Topics

Does rasterio load data into memory while reprojecting?

Denis Rykov
 

Hi there!

I have a general question about reprojection. Consider the following example:

with rasterio.open(fname_src) as src:
    with rasterio.open(fname_dst, 'w', **kwargs) as dst:
        for i in range(1, src.count + 1):
            rasterio.warp.reproject(
                source=rasterio.band(src, i),
                destination=rasterio.band(dst, i),
                src_transform=src.transform,
                src_crs=src.crs,
                dst_transform=dest_affine,
                dst_crs=dst_crs,
                resampling=resampling)

As I can see from source code rasterio reads each band as an N-d array.
Does it mean that rasterio loads each band into memory?

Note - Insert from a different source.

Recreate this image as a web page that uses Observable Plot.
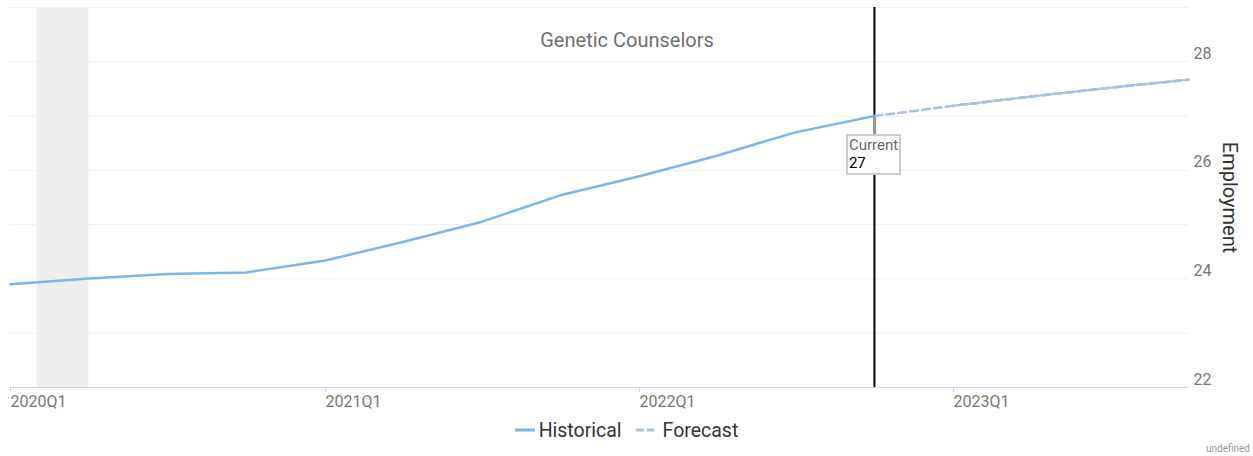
<!DOCTYPE html>
<html>
<head>
<meta charset="utf-8">
<script src="https://cdn.jsdelivr.net/npm/d3@7"></script>
<script src="https://cdn.jsdelivr.net/npm/@observablehq/plot@0.6"></script>
<style>
  html, body { margin: 0; padding: 0; background: #fff; }
  #wrap { position: relative; width: 1253px; height: 456px; font-family: Roboto, sans-serif; }
  #legend { position: absolute; left: 0; top: 415px; width: 1253px; height: 30px; display: flex; justify-content: center; align-items: center; font-family: Roboto, sans-serif; font-size: 19.5px; color: #333; }
  #legend .item { display: flex; align-items: center; }
  #legend svg { margin-right: 4px; }
  #undef { position: absolute; right: 3px; top: 443px; font-size: 10px; color: #999; font-family: Roboto, sans-serif; }
  #tip { position: absolute; box-sizing: border-box; width: 55px; height: 41px; border: 2px solid #cccccc; background: #fff; padding: 0 0 0 1px; font-size: 15px; line-height: 18px; }
  #tip .a { color: #666; }
  #tip .b { color: #000; }
  #conn { position: absolute; width: 2px; background: #999; }
</style>
</head>
<body>
<div id="wrap">
  <div id="chart"></div>
  <div id="legend">
    <div class="item"><svg width="20" height="4"><line x1="0" y1="2" x2="20" y2="2" stroke="#7cb5ec" stroke-width="3"/></svg><span>Historical</span></div>
    <div class="item" style="margin-left:14px"><svg width="20" height="4"><line x1="0" y1="2" x2="18" y2="2" stroke="#a9c1de" stroke-width="3" stroke-dasharray="8,3"/></svg><span style="margin-left:3px">Forecast</span></div>
  </div>
  <div id="undef">undefined</div>
</div>
<script>
const title = "Genetic Counselors";
const yLabel = "Employment";
const histQuarters = ["2020Q1","2020Q2","2020Q3","2020Q4","2021Q1","2021Q2","2021Q3","2021Q4","2022Q1","2022Q2","2022Q3","2022Q4"];
const histValues   = [23.90, 24.01, 24.09, 24.12, 24.34, 24.68, 25.05, 25.54, 25.89, 26.27, 26.70, 27.00];
const fcQuarters = ["2022Q4","2023Q1","2023Q2","2023Q3","2023Q4"];
const fcValues   = [27.00, 27.19, 27.36, 27.52, 27.67];
const xDomainQuarters = ["2020Q1","2023Q4"];
const xTickQuarters = ["2020Q1","2021Q1","2022Q1","2023Q1"];
const yDomain = [22, 29];
const yTicks = [22, 24, 26, 28];
const yGrid = [23, 24, 25, 26, 27, 28, 29];
const recession = [{start: "2020-02-01", end: "2020-04-01"}];
const currentQuarter = "2022Q4";
const currentValue = 27;
const currentLabel = "Current";

const q2d = s => new Date(Date.UTC(+s.slice(0,4), (+s.slice(5) - 1) * 3, 1));
const fmtQ = d => `${d.getUTCFullYear()}Q${Math.floor(d.getUTCMonth()/3) + 1}`;

const hist = histQuarters.map((q, i) => ({date: q2d(q), value: histValues[i]}));
const fc = fcQuarters.map((q, i) => ({date: q2d(q), value: fcValues[i]}));
const band = recession.map(r => ({start: new Date(r.start + "T00:00:00Z"), end: new Date(r.end + "T00:00:00Z")}));
const curDate = q2d(currentQuarter);

const plot = Plot.plot({
  width: 1253,
  height: 415,
  marginLeft: 10,
  marginRight: 65,
  marginTop: 7,
  marginBottom: 28,
  style: {fontFamily: "Roboto, sans-serif", background: "white", overflow: "visible"},
  x: {type: "utc", domain: xDomainQuarters.map(q2d)},
  y: {domain: yDomain},
  marks: [
    Plot.rect(band, {x1: "start", x2: "end", fill: "#eeeeee"}),
    Plot.ruleY(yGrid, {stroke: "#f0f0f0", strokeWidth: 1}),
    Plot.ruleY([yDomain[0]], {stroke: "#ccd6eb", strokeWidth: 1}),
    Plot.axisX({ticks: xTickQuarters.map(q2d), tickFormat: fmtQ, tickSize: 5, tickPadding: 3, stroke: "#ccd6eb", fill: "#777", fontSize: 16, textAnchor: "start", dx: 0, label: null}),
    Plot.axisY({anchor: "right", ticks: yTicks, tickFormat: d3.format("d"), tickSize: 0, tickPadding: 5, fill: "#777", fontSize: 16, dy: -8, label: null}),
    Plot.ruleX([curDate], {stroke: "black", strokeWidth: 2}),
    Plot.line(fc, {x: "date", y: "value", stroke: "#a9c1de", strokeWidth: 2.5, strokeDasharray: "8,4"}),
    Plot.line(fc.slice(1), {x: "date", y: "value", stroke: "#a9c1de", strokeWidth: 2.5, strokeDasharray: "8,4", strokeDashoffset: 6}),
    Plot.line(hist, {x: "date", y: "value", stroke: "#7cb5ec", strokeWidth: 2.5}),
    Plot.text([title], {frameAnchor: "top", lineAnchor: "middle", textAnchor: "middle", dx: 27.5, dy: 33, fontSize: 20, fill: "#707070"}),
    Plot.text([yLabel], {frameAnchor: "right", textAnchor: "middle", lineAnchor: "middle", rotate: 90, dx: 41, fontSize: 20, fill: "#333"})
  ]
});
document.getElementById("chart").appendChild(plot);

const xs = plot.scale("x"), ys = plot.scale("y");
const px = xs.apply(curDate), py = ys.apply(currentValue);
const conn = document.createElement("div");
conn.id = "conn";
conn.style.left = (px - 1) + "px";
conn.style.top = py + "px";
conn.style.height = "18px";
document.getElementById("wrap").appendChild(conn);
const tip = document.createElement("div");
tip.id = "tip";
tip.style.left = (px - 28) + "px";
tip.style.top = (py + 18) + "px";
tip.innerHTML = `<div class="a">${currentLabel}</div><div class="b">${currentValue}</div>`;
document.getElementById("wrap").appendChild(tip);
</script>
</body>
</html>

My main question: can I use this code for warping rasters of arbitrary size (or I'm limited by memory size)?

Thanks.

Sean Gillies
 

Hi Denis,

On Wed, Jul 4, 2018 at 4:09 AM, Denis Rykov <rykovd@...> wrote:
Hi there!

I have a general question about reprojection. Consider the following example:

with rasterio.open(fname_src) as src:
    with rasterio.open(fname_dst, 'w', **kwargs) as dst:
        for i in range(1, src.count + 1):
            rasterio.warp.reproject(
                source=rasterio.band(src, i),
                destination=rasterio.band(dst, i),
                src_transform=src.transform,
                src_crs=src.crs,
                dst_transform=dest_affine,
                dst_crs=dst_crs,
                resampling=resampling)

As I can see from source code rasterio reads each band as an N-d array.
Does it mean that rasterio loads each band into memory?

My main question: can I use this code for warping rasters of arbitrary size (or I'm limited by memory size)?

Thanks.

Yes, you can warp arbitrarily large rasters when you use rasterio.band(). The warper chunks the work so that its working arrays are no more than 64 MB in size. You can increase this limit with reproject's warp_mem_limit keyword argument.

The source dataset's bands are incrementally loaded into memory as the warper works, but only up to the limit of GDAL's block cache (Rasterio uses the GDAL C library). If you profile your program and see the memory allocation increase, this is due to GDAL's caching. You can see also the notes at http://trac.osgeo.org/gdal/wiki/UserDocs/GdalWarp#WarpandCacheMemory:TechnicalDetails, which apply to Rasterio.

Please note that you can warp multiple imagery bands in one reproject() call by passing sequences of band indexes.

  reproject(source=rasterio.band(src, src.indexes), destination=rasterio.band(src, dst.indexes), ...)

This is faster than looping over the bands.

--
Sean Gillies

Denis Rykov
 

Thank you very much, Sean, for such detailed reply!